Support & Learning Resources
HubSpot includes email and chat support on paid plans, with phone support from Professional. HubSpot Academy is legitimately excellent — free certifications in CRM use, inbound marketing, and sales are well-produced and kept current. Community forums are active and responsive.
Salesforce provides standard support across plans with premium tiers available. Trailhead (Salesforce’s learning platform) is extensive — hundreds of free modules covering every aspect of the platform. However, many Salesforce users ultimately rely on certified Salesforce partners for implementation and optimization, which adds significant cost.
When to Choose HubSpot
- You’re a startup or SMB looking for the best free or low-cost CRM to start
- Your growth is marketing-led — inbound, content, email, SEO
- You want one platform for marketing and sales working together
- You don’t have a dedicated CRM admin or Salesforce expertise on the team
- Speed of setup matters — you need to be live in days, not months
- You’re evaluating 1–200 person team needs
When to Choose Salesforce
- You’re mid-market or enterprise with complex, multi-stage sales processes
- You need deep CRM customization that goes beyond standard pipelines
- You have (or plan to hire) a dedicated Salesforce admin
- You’re in a regulated industry with specific compliance or audit requirements
- You need to integrate deeply with legacy enterprise systems — ERP, CPQ, compliance tools
- Your team already knows Salesforce and switching would be disruptive
Can You Use Both? (HubSpot + Salesforce Sync)

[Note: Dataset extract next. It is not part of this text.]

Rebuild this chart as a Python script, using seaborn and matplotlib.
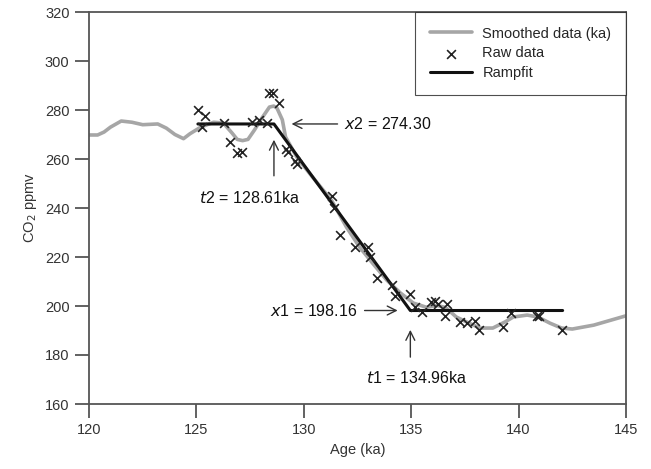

Yes — and many companies do. HubSpot offers a native Salesforce integration that syncs contacts, companies, deals, and activity data bidirectionally. A common setup: marketing team uses HubSpot for lead gen and email nurturing; sales team uses Salesforce for pipeline management. This gives you HubSpot’s marketing power with Salesforce’s sales depth. It adds complexity, but it works well for teams that have genuinely outgrown a single platform.
The Verdict
For the majority of businesses reading this comparison — HubSpot is the better starting point. It’s easier to use, more affordable, includes marketing tools, and can take most companies from their first customer to 200+ employees without needing to switch platforms.
Salesforce is the right call when you’ve genuinely outgrown HubSpot’s customization limits, have a dedicated ops function, and have the budget for a proper implementation. For the right team — typically 100+ people with complex sales processes — Salesforce’s power is unmatched. But most companies reading this aren’t that team yet.
Start with HubSpot. Upgrade to Salesforce if and when you actually need it.